Solubilization and partial characterization of ouabain-insensitive Na(+)-ATPase from basolateral plasma membranes of the intestinal epithelial cells.

ABSTRACT

It has been proposed that intestinal sodium transport is mediated by two different active mechanisms the ouabain-sensitive Na+/K(+)-ATPase and ouabain-insensitive Na(+)-ATPase. In order to determine the optimum conditions to solubilize the membrane-bound Na(+)-ATPase of enterocyte, basolateral plasma membranes were solubilized using different amounts of octyl glucoside (O.G), Tween 20, octaethylene glycol monododecyl ether (C12E8), and polyoxyethylene 9-lauryl ether (C12E9). Solubilized fractions were assayed for protein concentration and ATPase activity and characterized by electrophoresis analysis. Optimal solubilization of Na(+)-ATPase was obtained after mixing of 1 mg of basolateral plasma membrane with 1.5 mg of C12E9. Under these conditions, C12E9 solubilized over 60% membrane protein and Na(+)- and Na+/K(+)-ATPases activities were recovered over 80% in the soluble fraction without inactivation.
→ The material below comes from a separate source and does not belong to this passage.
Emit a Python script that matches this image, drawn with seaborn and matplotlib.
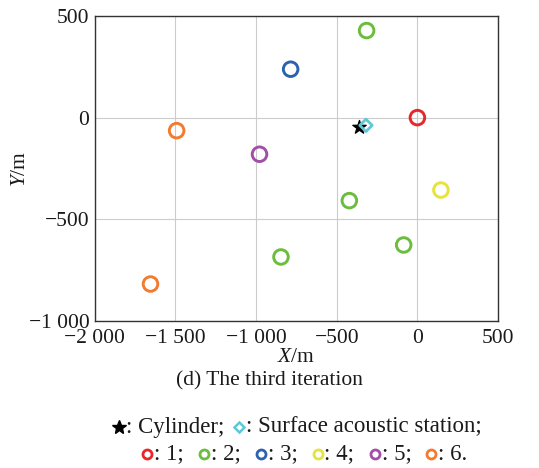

In addition, when 25% glycerol and 2 mM ATP were added, the solubilized Na(+)-ATPase was stable after 3 days at 4 degrees C. The C12E9-solubilized Na(+)-ATPase presented the following kinetic characteristics 1) is only stimulated by the Na+ salt, 2) K0.5 for Na+ = 4.62 +/- 0.06 mM, 3) is similarly stimulated by the Na+ salt of different anions, 4) optimal pH = 7.0, 5) inhibited by furosemide (IC50 = 0.52 +/- 0.10 nm). These kinetic properties of the solubilized Na(+)-ATPase were similar to those described to the native membrane-bound enzyme. This work reports for the first time, solubilization and characterization of a fully active and stable Na(+)-ATPase from basolateral plasma membranes of enterocyte using C12E9.